I came from a big number of family. We were seven. I have two older brother and sister, and four younger ones. I am the third daughter. I grew up in a world where for me it is almost perfect. My perspective changed, my point of views also. There were this times that I am terribly looking for the real me. Since I am the organization of Young Women, I still have 2 sisters on the same org. Most of the time I am being compared to them and actually I am the least option when it comes to beauty or whatsoever. People around us would always prefer them. I maybe different from them in many ways. Im from a far of the world. I dress simple, I frown a little, I don’t even care about my looks. The real thing about me is I am almost satisfied of who I am. There were times that I really pay self-pity to myself and even lose myself in tears and deppression. I don’t even want someone to talk with.
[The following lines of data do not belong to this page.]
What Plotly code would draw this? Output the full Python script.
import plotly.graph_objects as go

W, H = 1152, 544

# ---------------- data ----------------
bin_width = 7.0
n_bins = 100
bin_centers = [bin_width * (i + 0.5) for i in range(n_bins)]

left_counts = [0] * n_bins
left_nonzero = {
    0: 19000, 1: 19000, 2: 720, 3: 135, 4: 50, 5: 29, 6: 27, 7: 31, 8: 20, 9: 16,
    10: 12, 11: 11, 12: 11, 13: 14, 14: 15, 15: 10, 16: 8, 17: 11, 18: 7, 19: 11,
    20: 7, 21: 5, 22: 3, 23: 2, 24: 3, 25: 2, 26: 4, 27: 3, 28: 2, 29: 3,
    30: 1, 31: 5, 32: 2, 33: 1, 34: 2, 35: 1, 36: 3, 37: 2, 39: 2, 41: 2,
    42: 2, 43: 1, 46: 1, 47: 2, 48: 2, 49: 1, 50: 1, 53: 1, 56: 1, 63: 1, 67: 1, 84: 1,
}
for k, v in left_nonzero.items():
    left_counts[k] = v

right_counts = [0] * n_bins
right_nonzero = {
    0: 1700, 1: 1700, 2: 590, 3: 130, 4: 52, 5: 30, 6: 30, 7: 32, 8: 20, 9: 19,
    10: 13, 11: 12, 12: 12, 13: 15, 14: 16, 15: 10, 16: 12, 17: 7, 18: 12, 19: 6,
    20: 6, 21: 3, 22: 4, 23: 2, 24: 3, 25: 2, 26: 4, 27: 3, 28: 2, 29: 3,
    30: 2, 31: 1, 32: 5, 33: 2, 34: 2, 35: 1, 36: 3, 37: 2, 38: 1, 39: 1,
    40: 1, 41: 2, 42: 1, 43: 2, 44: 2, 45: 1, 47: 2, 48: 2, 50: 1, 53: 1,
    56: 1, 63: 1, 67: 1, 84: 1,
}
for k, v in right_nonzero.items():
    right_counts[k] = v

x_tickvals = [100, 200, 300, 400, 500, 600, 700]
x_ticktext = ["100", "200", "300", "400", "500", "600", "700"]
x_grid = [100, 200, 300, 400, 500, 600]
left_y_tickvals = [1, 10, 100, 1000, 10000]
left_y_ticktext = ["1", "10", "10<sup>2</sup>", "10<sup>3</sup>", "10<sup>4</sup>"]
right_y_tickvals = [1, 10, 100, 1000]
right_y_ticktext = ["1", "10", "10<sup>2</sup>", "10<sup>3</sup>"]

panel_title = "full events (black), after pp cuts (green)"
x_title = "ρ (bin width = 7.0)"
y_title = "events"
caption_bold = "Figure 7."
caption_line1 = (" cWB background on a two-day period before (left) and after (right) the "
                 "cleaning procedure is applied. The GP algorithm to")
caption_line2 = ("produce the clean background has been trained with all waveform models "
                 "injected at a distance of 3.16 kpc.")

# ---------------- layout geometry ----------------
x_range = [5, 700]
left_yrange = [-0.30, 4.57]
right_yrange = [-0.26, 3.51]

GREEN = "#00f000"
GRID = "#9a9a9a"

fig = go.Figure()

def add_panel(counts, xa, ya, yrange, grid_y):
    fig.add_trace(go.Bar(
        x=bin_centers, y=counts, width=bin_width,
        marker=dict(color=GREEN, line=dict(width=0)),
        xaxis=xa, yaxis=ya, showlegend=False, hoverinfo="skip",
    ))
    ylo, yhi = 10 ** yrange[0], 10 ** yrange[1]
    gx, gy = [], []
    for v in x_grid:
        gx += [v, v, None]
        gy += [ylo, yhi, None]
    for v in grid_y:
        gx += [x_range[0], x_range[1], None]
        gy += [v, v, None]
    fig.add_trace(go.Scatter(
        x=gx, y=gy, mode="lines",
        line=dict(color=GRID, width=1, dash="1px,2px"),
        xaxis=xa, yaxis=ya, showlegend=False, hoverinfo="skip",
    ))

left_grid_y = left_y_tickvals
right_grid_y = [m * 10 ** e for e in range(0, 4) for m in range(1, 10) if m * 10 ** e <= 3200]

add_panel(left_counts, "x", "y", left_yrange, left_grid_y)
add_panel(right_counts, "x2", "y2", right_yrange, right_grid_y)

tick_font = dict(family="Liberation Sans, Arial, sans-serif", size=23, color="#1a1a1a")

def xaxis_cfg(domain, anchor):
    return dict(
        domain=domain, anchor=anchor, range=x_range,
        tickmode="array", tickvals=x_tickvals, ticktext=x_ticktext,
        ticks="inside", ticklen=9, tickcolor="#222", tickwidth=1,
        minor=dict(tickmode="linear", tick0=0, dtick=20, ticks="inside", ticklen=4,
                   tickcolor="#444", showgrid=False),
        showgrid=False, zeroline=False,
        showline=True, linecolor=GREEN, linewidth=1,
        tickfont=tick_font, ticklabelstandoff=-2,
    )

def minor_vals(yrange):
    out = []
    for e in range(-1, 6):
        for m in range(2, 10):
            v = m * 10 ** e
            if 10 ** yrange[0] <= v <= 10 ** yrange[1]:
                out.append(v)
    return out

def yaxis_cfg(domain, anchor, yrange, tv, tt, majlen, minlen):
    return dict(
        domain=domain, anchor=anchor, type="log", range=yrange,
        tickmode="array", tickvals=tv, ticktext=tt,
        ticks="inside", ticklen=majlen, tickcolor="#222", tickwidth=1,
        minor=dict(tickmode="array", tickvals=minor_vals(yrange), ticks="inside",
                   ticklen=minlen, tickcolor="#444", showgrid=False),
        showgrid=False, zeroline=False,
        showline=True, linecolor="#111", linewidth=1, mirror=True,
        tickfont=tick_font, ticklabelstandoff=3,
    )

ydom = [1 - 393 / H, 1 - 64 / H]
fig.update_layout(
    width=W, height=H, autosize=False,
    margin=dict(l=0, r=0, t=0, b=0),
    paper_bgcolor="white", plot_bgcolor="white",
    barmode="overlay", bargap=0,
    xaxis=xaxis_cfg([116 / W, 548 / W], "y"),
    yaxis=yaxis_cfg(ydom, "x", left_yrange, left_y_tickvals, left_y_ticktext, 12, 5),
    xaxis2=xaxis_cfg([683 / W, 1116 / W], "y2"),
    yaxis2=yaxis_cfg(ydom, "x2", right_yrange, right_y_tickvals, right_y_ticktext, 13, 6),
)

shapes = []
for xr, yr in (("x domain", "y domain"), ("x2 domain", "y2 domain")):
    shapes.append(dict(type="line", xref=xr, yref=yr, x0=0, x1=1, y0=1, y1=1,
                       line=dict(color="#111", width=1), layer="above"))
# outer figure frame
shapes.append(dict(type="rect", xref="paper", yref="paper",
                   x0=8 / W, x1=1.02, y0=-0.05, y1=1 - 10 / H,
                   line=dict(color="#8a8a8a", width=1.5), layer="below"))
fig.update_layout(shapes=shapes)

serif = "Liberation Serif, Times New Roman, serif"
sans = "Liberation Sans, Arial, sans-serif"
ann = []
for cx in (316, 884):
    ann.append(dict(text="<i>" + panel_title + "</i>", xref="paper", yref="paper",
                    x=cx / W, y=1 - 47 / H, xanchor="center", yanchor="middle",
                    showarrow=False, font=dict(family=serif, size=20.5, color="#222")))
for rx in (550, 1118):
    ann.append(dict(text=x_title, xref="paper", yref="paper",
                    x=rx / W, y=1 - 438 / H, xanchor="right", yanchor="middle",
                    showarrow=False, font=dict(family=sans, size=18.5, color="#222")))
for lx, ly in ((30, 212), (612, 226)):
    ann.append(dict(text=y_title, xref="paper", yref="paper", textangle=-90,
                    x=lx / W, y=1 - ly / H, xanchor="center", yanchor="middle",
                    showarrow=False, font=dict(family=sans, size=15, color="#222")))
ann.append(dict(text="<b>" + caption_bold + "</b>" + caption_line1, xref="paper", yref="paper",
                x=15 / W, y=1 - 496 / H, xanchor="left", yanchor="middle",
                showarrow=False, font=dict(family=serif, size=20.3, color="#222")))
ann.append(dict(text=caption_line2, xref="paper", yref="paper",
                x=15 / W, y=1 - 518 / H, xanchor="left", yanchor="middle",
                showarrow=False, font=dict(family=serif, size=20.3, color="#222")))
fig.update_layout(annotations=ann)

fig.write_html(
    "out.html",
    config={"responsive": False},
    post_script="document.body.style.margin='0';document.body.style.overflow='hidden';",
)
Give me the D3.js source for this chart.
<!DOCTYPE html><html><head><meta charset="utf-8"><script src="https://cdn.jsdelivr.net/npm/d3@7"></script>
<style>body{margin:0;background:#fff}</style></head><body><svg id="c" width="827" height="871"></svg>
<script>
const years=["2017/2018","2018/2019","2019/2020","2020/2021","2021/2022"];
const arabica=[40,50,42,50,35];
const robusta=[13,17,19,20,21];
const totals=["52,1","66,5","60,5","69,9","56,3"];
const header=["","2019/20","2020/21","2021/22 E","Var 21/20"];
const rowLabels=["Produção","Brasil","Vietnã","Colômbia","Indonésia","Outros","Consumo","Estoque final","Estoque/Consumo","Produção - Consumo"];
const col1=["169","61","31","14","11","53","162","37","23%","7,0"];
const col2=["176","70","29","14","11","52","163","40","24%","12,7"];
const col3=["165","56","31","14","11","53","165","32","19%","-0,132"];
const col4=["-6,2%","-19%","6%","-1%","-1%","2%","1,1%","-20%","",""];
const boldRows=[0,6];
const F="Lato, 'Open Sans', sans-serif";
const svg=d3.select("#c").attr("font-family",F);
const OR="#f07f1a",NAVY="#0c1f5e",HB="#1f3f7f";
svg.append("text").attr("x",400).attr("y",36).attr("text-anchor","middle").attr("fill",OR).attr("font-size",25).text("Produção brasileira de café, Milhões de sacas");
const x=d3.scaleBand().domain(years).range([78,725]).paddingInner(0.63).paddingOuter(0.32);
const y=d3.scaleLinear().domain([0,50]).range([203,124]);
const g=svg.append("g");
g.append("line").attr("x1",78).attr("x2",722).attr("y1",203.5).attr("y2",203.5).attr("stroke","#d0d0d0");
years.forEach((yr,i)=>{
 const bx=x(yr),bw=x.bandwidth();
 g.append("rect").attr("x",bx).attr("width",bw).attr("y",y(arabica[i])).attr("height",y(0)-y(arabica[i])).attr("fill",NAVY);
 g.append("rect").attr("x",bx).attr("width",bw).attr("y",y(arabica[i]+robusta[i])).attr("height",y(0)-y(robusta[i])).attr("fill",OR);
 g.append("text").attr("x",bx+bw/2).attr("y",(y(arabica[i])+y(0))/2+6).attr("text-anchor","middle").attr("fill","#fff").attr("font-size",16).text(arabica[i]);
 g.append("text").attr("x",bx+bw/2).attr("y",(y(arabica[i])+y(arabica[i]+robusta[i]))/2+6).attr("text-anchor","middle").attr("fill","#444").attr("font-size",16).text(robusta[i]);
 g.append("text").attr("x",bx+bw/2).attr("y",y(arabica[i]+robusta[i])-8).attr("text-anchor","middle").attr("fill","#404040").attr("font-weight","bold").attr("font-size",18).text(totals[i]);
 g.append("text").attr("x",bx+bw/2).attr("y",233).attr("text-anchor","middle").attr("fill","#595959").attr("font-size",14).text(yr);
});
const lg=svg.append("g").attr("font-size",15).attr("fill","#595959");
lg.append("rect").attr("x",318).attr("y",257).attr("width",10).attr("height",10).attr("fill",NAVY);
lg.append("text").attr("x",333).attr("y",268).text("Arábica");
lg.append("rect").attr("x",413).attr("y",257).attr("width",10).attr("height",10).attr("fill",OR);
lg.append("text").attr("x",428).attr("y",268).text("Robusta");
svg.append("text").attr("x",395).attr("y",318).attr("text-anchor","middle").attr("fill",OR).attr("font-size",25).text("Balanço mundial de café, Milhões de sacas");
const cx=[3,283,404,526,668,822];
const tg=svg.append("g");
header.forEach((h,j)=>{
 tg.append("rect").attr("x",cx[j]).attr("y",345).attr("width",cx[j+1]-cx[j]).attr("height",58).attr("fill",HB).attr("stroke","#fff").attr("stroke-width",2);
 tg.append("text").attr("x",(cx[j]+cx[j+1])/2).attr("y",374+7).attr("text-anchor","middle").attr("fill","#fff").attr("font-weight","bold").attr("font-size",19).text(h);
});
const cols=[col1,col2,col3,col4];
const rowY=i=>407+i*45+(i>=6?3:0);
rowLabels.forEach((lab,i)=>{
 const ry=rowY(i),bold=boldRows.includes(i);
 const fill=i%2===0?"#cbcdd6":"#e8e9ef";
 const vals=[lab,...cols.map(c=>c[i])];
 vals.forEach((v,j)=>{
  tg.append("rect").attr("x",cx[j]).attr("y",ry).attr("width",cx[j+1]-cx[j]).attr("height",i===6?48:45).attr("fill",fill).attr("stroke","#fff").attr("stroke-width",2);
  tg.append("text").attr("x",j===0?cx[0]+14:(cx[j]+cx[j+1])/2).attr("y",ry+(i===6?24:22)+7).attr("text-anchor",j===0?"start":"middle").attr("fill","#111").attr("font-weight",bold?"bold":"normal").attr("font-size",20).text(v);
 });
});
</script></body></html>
I hate myself whenever I am being compared to anybody else especially to my younger siblings. Maybe I am selfish, but I really don’t want to become a second choice or just a consolation. Im blaming myself for being who I am, sometimes I even think, why them? Why not me? Im following the standards of the church, I am even seeking the Lord’s kingdom first, I am trying to be an example to other Young Woman, why them? Why not me? There are also times that I get used to hurt myself and keep on telling myself that I am worthless. My eyes are opened and I have also seen that my parents would always opt them rather than me. I know, i fall short from their expectations, I know Im not perfect, and I don’t even know if im good or better. The most hard part of it is when sometimes people had actually misinterpret or misjudge me, or even when people would tell me, you don’t look like your sisters. I know they are prettier, gorgeous and glamorous. I can do nothing but to pray and lean on Heavenly Father and Jesus Christ. I know I was formed from the image of God, so I don’t have to worry anything, the Lord loves me, although people see me on my weakest part, The Lord would always remain just and he would always see me as his perfect daughter.